A Room With a View

Halfway through “Giovanni’s Room”. End of Part 1.

[Debby titles blog: “A Room with a View”]

Tim: Hahahaha well, I’m not sure we’ve gotten too much of a view (in that sense at least) although I guess you could call that scene in the diner at the end of part 1 a room with The View.

Debby: What can I say, it was the first thing that popped into my head! I certainly had no expectations for what this book would be like. Or what it would be about. “Giovanni’s Room” is only 169 pages long, so given its brevity I expected to dive right into a story. The book feels very novella-esque, in that the characters are quite rich, but the story is simple, compact, and leaves you with an impression rather than a grand scope. My initial “view” was of delight: Baldwin’s protagonist is an American living in Paris– a scenario lending both romance and loneliness to the initial plot. The mood is heavy, every character feels rather grimy, but the view is still, in my opinion, greatly alluring.

Tim: Absolutely. But isn’t it so interesting the way Baldwin brings us into this narrative. The book starts with a voice that’s sort of vaguely ruminating in the present tense before launching into a personal history and then coming around to the story it means to tell. And then – like you said – so simple. We’re halfway through the book, and aside from a few peripheral events that have been more hinted at than discussed, the entire narrative has taken place in one night (and morning, I suppose.)

Debby: I like how you used the term “peripheral”… this book seems to focus on various activities, but not on the main event. Obviously, Giovanni’s impending doom has been referenced since the first page, but there has not been a single direct, comprehensive statement about it the rest of the time. This night at the bar, the memories of high school, David’s interaction with his father, all of those things are on the periphery. In fact, it seems to me that David feels his entire life is lived in the periphery– he always seems to be missing something both in his core and in his surroundings.

Tim: Yes, and the other thing about them is that they only feel marginally important. Or at least the ideas are important, but not the events themselves. Well…actually I’m not sure I believe that, because the events of a troubled childhood do seem like they’d be significant. But then, it’s a troubled childhood like any other, so are the particulars of it that important, or just the oeuvre they’re building up around the character?

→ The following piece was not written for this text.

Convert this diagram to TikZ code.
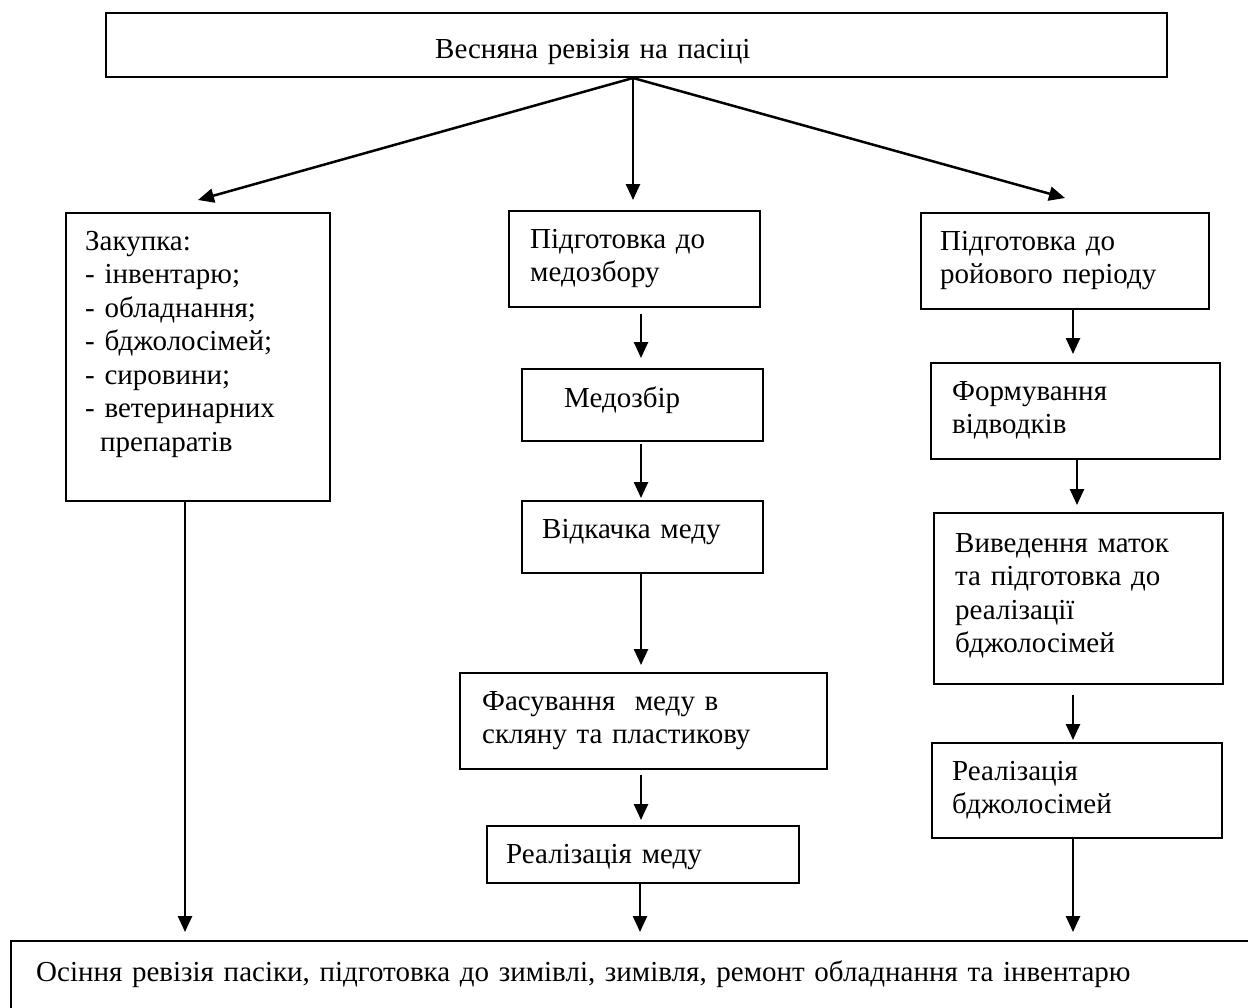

Help me, I’m arguing myself in circles.

Debby: I wish I had a life raft for you, but you’re absolutely right: it is impossible to say whether it is thoughts or events that are more important. I mean, remember “The Emperor’s Children”? Several times we addressed how the parents were to blame for the faults of their children, yet we’ve also seen how children grow into adults who can overcome certain issues. It is unfeasible to point to one life event and say “this is the most important thing in this person’s life”, because who knows what it will inspire said person to do?